Di indonesia, istilah mahar tidak hanya digunakan secara terbatas pada pernikahan. Penganut paham mistisisme kadang-kadang menggunakan istilah yang sama dalam proses pemindahan hak kepemilikan atas benda-benda yang dipercaya memiliki kekuatan tertentu seperti keris, akik, dan benda-benda lainnya. Mahar juga kadang-kadang diartikan sebagai pengganti kata biaya atas kompensasi terhadap proses pengajaran ilmu ataupun kesaktian dari seorang guru kepada orang lain.

Sejarah

Meskipun tidak ada sumber resmi yang menyebutkan secara jelas, budaya mahar dipercaya sudah ada sejak zaman purbakala seiring dengan berkembangnya peradaban manusia.
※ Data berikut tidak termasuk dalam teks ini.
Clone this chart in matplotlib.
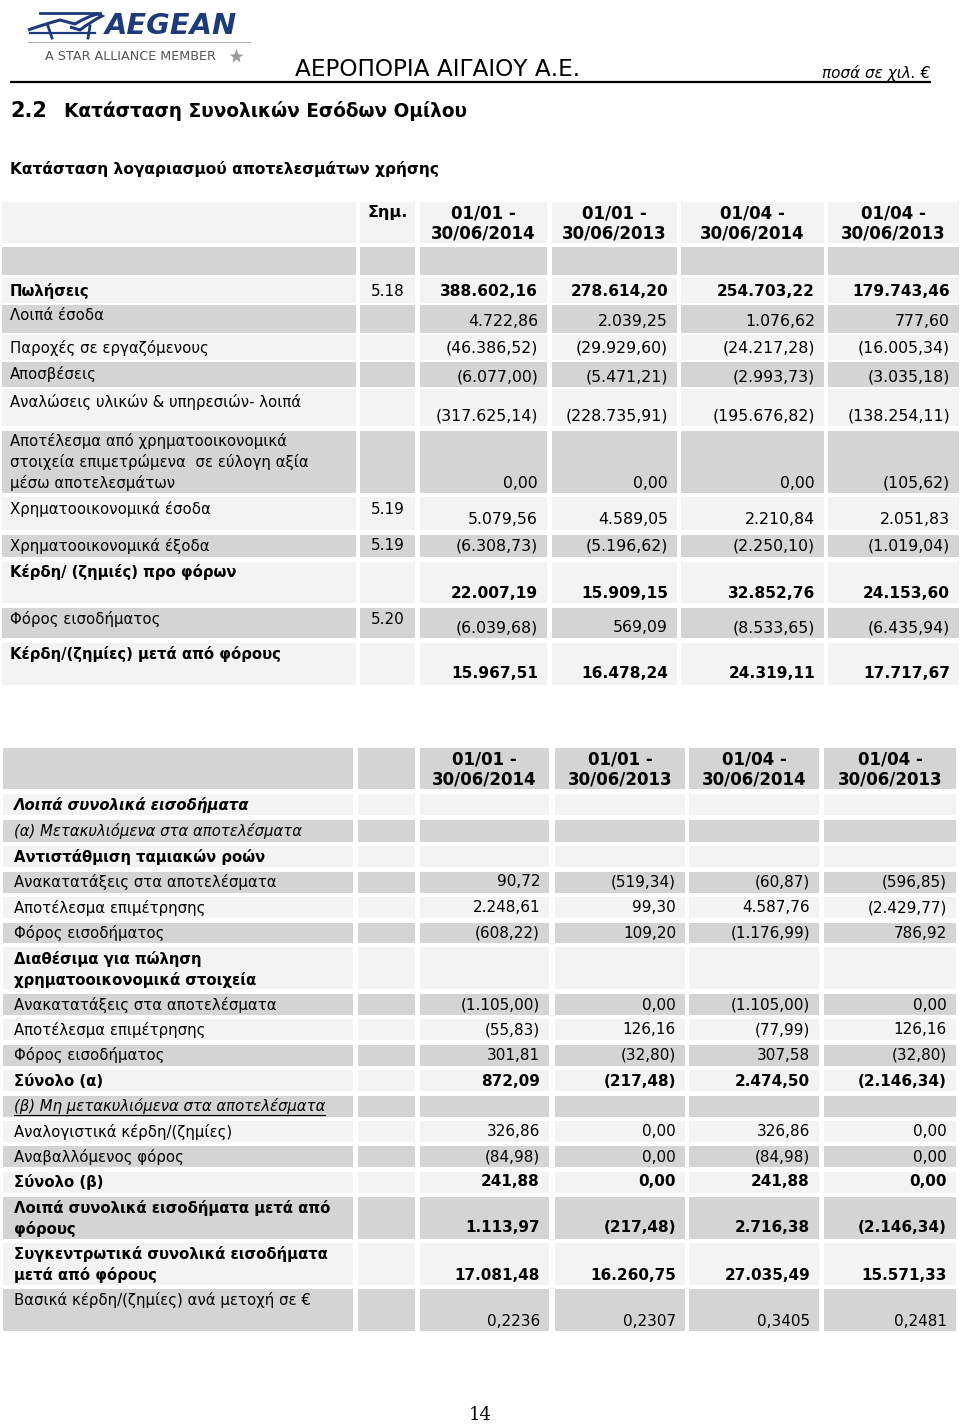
import matplotlib
matplotlib.use("Agg")
import matplotlib.pyplot as plt
from matplotlib.patches import Rectangle, PathPatch
from matplotlib.path import Path

# ---------------- data ----------------
periods = ["01/01 -\n30/06/2014", "01/01 -\n30/06/2013", "01/04 -\n30/06/2014", "01/04 -\n30/06/2013"]

labels1 = ["Πωλήσεις", "Λοιπά έσοδα", "Παροχές σε εργαζόμενους", "Αποσβέσεις",
           "Αναλώσεις υλικών & υπηρεσιών- λοιπά",
           "Αποτέλεσμα από χρηματοοικονομικά\nστοιχεία επιμετρώμενα  σε εύλογη αξία\nμέσω αποτελεσμάτων",
           "Χρηματοοικονομικά έσοδα", "Χρηματοοικονομικά έξοδα", "Κέρδη/ (ζημιές) προ φόρων",
           "Φόρος εισοδήματος", "Κέρδη/(ζημίες) μετά από φόρους"]
notes1 = ["5.18", "", "", "", "", "", "5.19", "5.19", "", "5.20", ""]
h1_2014 = [388602.16, 4722.86, -46386.52, -6077.00, -317625.14, 0.00, 5079.56, -6308.73, 22007.19, -6039.68, 15967.51]
h1_2013 = [278614.20, 2039.25, -29929.60, -5471.21, -228735.91, 0.00, 4589.05, -5196.62, 15909.15, 569.09, 16478.24]
q2_2014 = [254703.22, 1076.62, -24217.28, -2993.73, -195676.82, 0.00, 2210.84, -2250.10, 32852.76, -8533.65, 24319.11]
q2_2013 = [179743.46, 777.60, -16005.34, -3035.18, -138254.11, -105.62, 2051.83, -1019.04, 24153.60, -6435.94, 17717.67]
bold1 = [0, 8, 10]

labels2 = ["Λοιπά συνολικά εισοδήματα", "(α) Μετακυλιόμενα στα αποτελέσματα", "Αντιστάθμιση ταμιακών ροών",
           "Ανακατατάξεις στα αποτελέσματα", "Αποτέλεσμα επιμέτρησης", "Φόρος εισοδήματος",
           "Διαθέσιμα για πώληση\nχρηματοοικονομικά στοιχεία", "Ανακατατάξεις στα αποτελέσματα",
           "Αποτέλεσμα επιμέτρησης", "Φόρος εισοδήματος", "Σύνολο (α)",
           "(β) Μη μετακυλιόμενα στα αποτελέσματα", "Αναλογιστικά κέρδη/(ζημίες)", "Αναβαλλόμενος φόρος",
           "Σύνολο (β)", "Λοιπά συνολικά εισοδήματα μετά από\nφόρους",
           "Συγκεντρωτικά συνολικά εισοδήματα\nμετά από φόρους", "Βασικά κέρδη/(ζημίες) ανά μετοχή σε €"]
oci_h1_2014 = [None, None, None, 90.72, 2248.61, -608.22, None, -1105.00, -55.83, 301.81, 872.09, None, 326.86, -84.98, 241.88, 1113.97, 17081.48, 0.2236]
oci_h1_2013 = [None, None, None, -519.34, 99.30, 109.20, None, 0.00, 126.16, -32.80, -217.48, None, 0.00, 0.00, 0.00, -217.48, 16260.75, 0.2307]
oci_q2_2014 = [None, None, None, -60.87, 4587.76, -1176.99, None, -1105.00, -77.99, 307.58, 2474.50, None, 326.86, -84.98, 241.88, 2716.38, 27035.49, 0.3405]
oci_q2_2013 = [None, None, None, -596.85, -2429.77, 786.92, None, 0.00, 126.16, -32.80, -2146.34, None, 0.00, 0.00, 0.00, -2146.34, 15571.33, 0.2481]
bold2 = [2, 6, 10, 14, 15, 16]
bold_vals2 = [10, 14, 15, 16]

# ---------------- helpers ----------------
def fmt(v, dec=2):
    if v is None:
        return ""
    s = f"{abs(v):,.{dec}f}".replace(",", "X").replace(".", ",").replace("X", ".")
    return f"({s})" if v < 0 else s

LIGHT = "#f3f3f3"
GRAY = "#d4d4d4"
FONT = "DejaVu Sans"

fig = plt.figure(figsize=(9.6, 14.24), dpi=100)
ax = fig.add_axes([0, 0, 1, 1])
ax.set_xlim(0, 960)
ax.set_ylim(1424, 0)
ax.axis("off")
renderer = fig.canvas.get_renderer()


def fit(t, width):
    bb = t.get_window_extent(renderer)
    t.set_fontsize(t.get_fontsize() * width / bb.width)


def cell(x0, x1, y0, y1, color):
    ax.add_patch(Rectangle((x0, y0), x1 - x0, y1 - y0, facecolor=color, edgecolor="none", zorder=0))

# ---------------- header / logo ----------------
navy = "#1d3b7a"
bird = Path([(28, 30), (45, 24), (60, 20), (75, 24), (88, 16), (98, 14), (102, 16),
             (90, 22), (80, 30), (70, 27)],
            [Path.MOVETO, Path.CURVE3, Path.CURVE3, Path.LINETO, Path.CURVE3, Path.CURVE3, Path.LINETO,
             Path.CURVE3, Path.CURVE3, Path.LINETO])
ax.add_patch(PathPatch(bird, facecolor="none", edgecolor=navy, lw=2.2))
ax.plot([40, 100], [13, 13], color=navy, lw=2)
ax.plot([30, 95], [33, 33], color=navy, lw=1.6)
ax.plot([48, 52], [26, 38], color=navy, lw=2)
ax.plot([90, 88], [26, 38], color=navy, lw=2)
t = ax.text(105, 26, "AEGEAN", fontsize=22, fontweight="bold", fontstyle="italic", color=navy,
            ha="left", va="center", family=FONT)
fit(t, 132)
ax.plot([28, 250], [42, 42], color="#b0b0b0", lw=0.8)
t = ax.text(45, 56, "A STAR ALLIANCE MEMBER", fontsize=7, color="#555555", ha="left", va="center", family=FONT)
fit(t, 172)
ax.plot([236], [56], marker="*", ms=11, color="#9a9a9a", mec="none")

t = ax.text(295, 70, "ΑΕΡΟΠΟΡΙΑ ΑΙΓΑΙΟΥ Α.Ε.", fontsize=17, color="black", ha="left", va="center", family=FONT)
fit(t, 288)
t = ax.text(822, 73, "ποσά σε χιλ. €", fontsize=11, fontstyle="italic", ha="left", va="center", family=FONT)
fit(t, 108)
ax.plot([10, 931], [82, 82], color="black", lw=1.6, solid_capstyle="butt")

t = ax.text(10, 111, "2.2", fontsize=15, fontweight="bold", ha="left", va="center", family=FONT)
t = ax.text(64, 111, "Κατάσταση Συνολικών Εσόδων Ομίλου", fontsize=14, fontweight="bold",
            ha="left", va="center", family=FONT)
fit(t, 406)
t = ax.text(10, 169, "Κατάσταση λογαριασμού αποτελεσμάτων χρήσης", fontsize=11, fontweight="bold",
            ha="left", va="center", family=FONT)
fit(t, 427)

# ---------------- table 1 ----------------
cols1 = [(2, 356), (360, 415), (420, 547), (552, 677), (681, 824), (828, 959)]
rows1 = [(278, 303, 291, 291), (305, 333, 316, 322), (335, 360, 348, 348), (362, 387, 374, 377),
         (389, 426, 402, 416), (431, 493, 441, 483), (497, 530, 509, 520), (535, 557, 546, 546),
         (562, 603, 572, 593), (608, 638, 619, 628), (643, 685, 654, 674)]
LBL = 10.7
NUM = 11.3

for (x0, x1) in cols1:
    cell(x0, x1, 202, 243, LIGHT)
    cell(x0, x1, 247, 275, GRAY)
ax.text(388, 213, "Σημ.", fontsize=11.5, fontweight="bold", ha="center", va="center", family=FONT)
for (x0, x1), p in zip(cols1[2:], periods):
    l1, l2 = p.split("\n")
    ax.text((x0 + x1) / 2, 213, l1, fontsize=12, fontweight="bold", ha="center", va="center", family=FONT)
    ax.text((x0 + x1) / 2, 234, l2, fontsize=12, fontweight="bold", ha="center", va="center", family=FONT)

series1 = [h1_2014, h1_2013, q2_2014, q2_2013]
for i, (y0, y1, ly, vy) in enumerate(rows1):
    color = LIGHT if i % 2 == 0 else GRAY
    for (x0, x1) in cols1:
        cell(x0, x1, y0, y1, color)
    w = "bold" if i in bold1 else "normal"
    for k, line in enumerate(labels1[i].split("\n")):
        ax.text(10, ly + 21 * k, line, fontsize=LBL, fontweight=w, ha="left", va="center", family=FONT)
    if notes1[i]:
        ax.text(388, ly, notes1[i], fontsize=11, ha="center", va="center", family=FONT)
    for (x0, x1), s in zip(cols1[2:], series1):
        ax.text(x1 - 9, vy, fmt(s[i]), fontsize=(11.1 if w == "bold" else NUM), fontweight=w,
                ha="right", va="center", family=FONT)

# ---------------- table 2 ----------------
cols2 = [(3, 353), (358, 415), (420, 549), (555, 685), (689, 819), (824, 956)]
rows2 = [(794, 815, 805, 805), (820, 842, 831, 831), (846, 867, 857, 857), (872, 893, 882, 882),
         (897, 918, 908, 908), (923, 943, 933, 933), (947, 989, 959, 980), (994, 1015, 1005, 1005),
         (1019, 1040, 1030, 1030), (1045, 1066, 1055, 1055), (1070, 1091, 1081, 1081),
         (1096, 1117, 1106, 1106), (1121, 1142, 1132, 1132), (1146, 1167, 1157, 1157),
         (1172, 1193, 1182, 1182), (1197, 1239, 1208, 1228), (1243, 1285, 1254, 1275),
         (1289, 1331, 1300, 1321)]
NUM2 = 11.0

for (x0, x1) in cols2:
    cell(x0, x1, 748, 789, GRAY)
for (x0, x1), p in zip(cols2[2:], periods):
    l1, l2 = p.split("\n")
    ax.text((x0 + x1) / 2, 759, l1, fontsize=12, fontweight="bold", ha="center", va="center", family=FONT)
    ax.text((x0 + x1) / 2, 780, l2, fontsize=12, fontweight="bold", ha="center", va="center", family=FONT)

series2 = [oci_h1_2014, oci_h1_2013, oci_q2_2014, oci_q2_2013]
for i, (y0, y1, ly, vy) in enumerate(rows2):
    color = LIGHT if i % 2 == 0 else GRAY
    for (x0, x1) in cols2:
        cell(x0, x1, y0, y1, color)
    w = "bold" if (i in bold2 or i == 0) else "normal"
    st = "italic" if i in (0, 1, 11) else "normal"
    for k, line in enumerate(labels2[i].split("\n")):
        t = ax.text(14, ly + 21 * k, line, fontsize=LBL, fontweight=w, fontstyle=st,
                    ha="left", va="center", family=FONT)
        if i == 11:
            bb = t.get_window_extent(renderer)
            ax.plot([14, 14 + bb.width], [ly + 9, ly + 9], color="black", lw=0.8)
    vw = "bold" if i in bold_vals2 else "normal"
    dec = 4 if i == len(rows2) - 1 else 2
    for (x0, x1), s in zip(cols2[2:], series2):
        ax.text(x1 - 9, vy, fmt(s[i], dec), fontsize=NUM2, fontweight=vw, ha="right", va="center", family=FONT)

# page number
ax.text(480, 1415, "14", fontsize=13, ha="center", va="center", family="DejaVu Serif")

fig.savefig("out.png", dpi=100)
Penemuan tertua yang mengatur tentang tata cara pemberian mahar tercatat pada piagam Hammurabi yang menyebutkan:
  • Seorang laki-laki yang telah memberikan mahar kepada seorang mempelai wanita namun kemudian mempersunting wanita lain tidak berhak mendapat pengembalian atas mahar yang telah diberikannya, namun apabila ayah dari mempelai wanita menolak menikahkan maka laki-laki tersebut berhak atas pengembalian mahar yang telah diberikannya.
  • Jika seorang istri meninggal tanpa sempat melahirkan seorang anak laki-laki, ayah dari istri tersebut harus memberikan mahar sebagai gantirugi kepada pihak laki-laki, setelah dikurangi nilai dari mahar yang diberikan pihak laki-laki.

Mahar dalam ajaran agama

Pemberian mahar dalam pernikahan tidak hanya sebatas budaya yang berlaku dalam peradaban manusia, tata cara dan pemberian mahar bahkan diatur dalam kitab suci beberapa agama:

Islam

Mahar dalam agama islam dinilai dengan menggunakan nilai uang sebagai acuan, hal ini disebabkan karena mahar merupakan harta dan bukan semata-mata sebagai sebuah simbol. Wanita dapat meminta mahar dalam bentuk harta dengan nilai nominal tertentu seperti uang tunai, emas, tanah, rumah, kendaraan, atau benda berharga lainnya. Mahar juga dapat berupa mushaf Al-Qur'an serta seperangkat alat salat. Agama islam mengizinkan mahar diberikan oleh pihak laki-laki dalam bentuk apapun (cincin dari besi, sebutir kurma, ataupun jasa), namun demikian mempelai wanita sebagai pihak penerima memiliki hak penuh untuk menerima ataupun menolak mahar tersebut.

Kristen

Praktek pemberian mahar dalam agama kristen ditemukan dalam alkitab, pada perjanjian lama, Exodus 22:16-17 yang menyebutkan:
  • Jika seorang laki-laki mengambil mahkota (keperawanan) seorang wanita yang tidak dijanjikan untuk dinikahinya, kemudian tidur bersamanya. Maka ia harus membayar sejumlah mahar, dan wanita tersebut harus menjadi istrinya. Jika ayah dari perempuan menolak untuk menikahkan keduanya, maka laki-laki tersebut tetap harus membayarkan sejumlah mahar tersebut atas keperawanan yang telah ia ambil.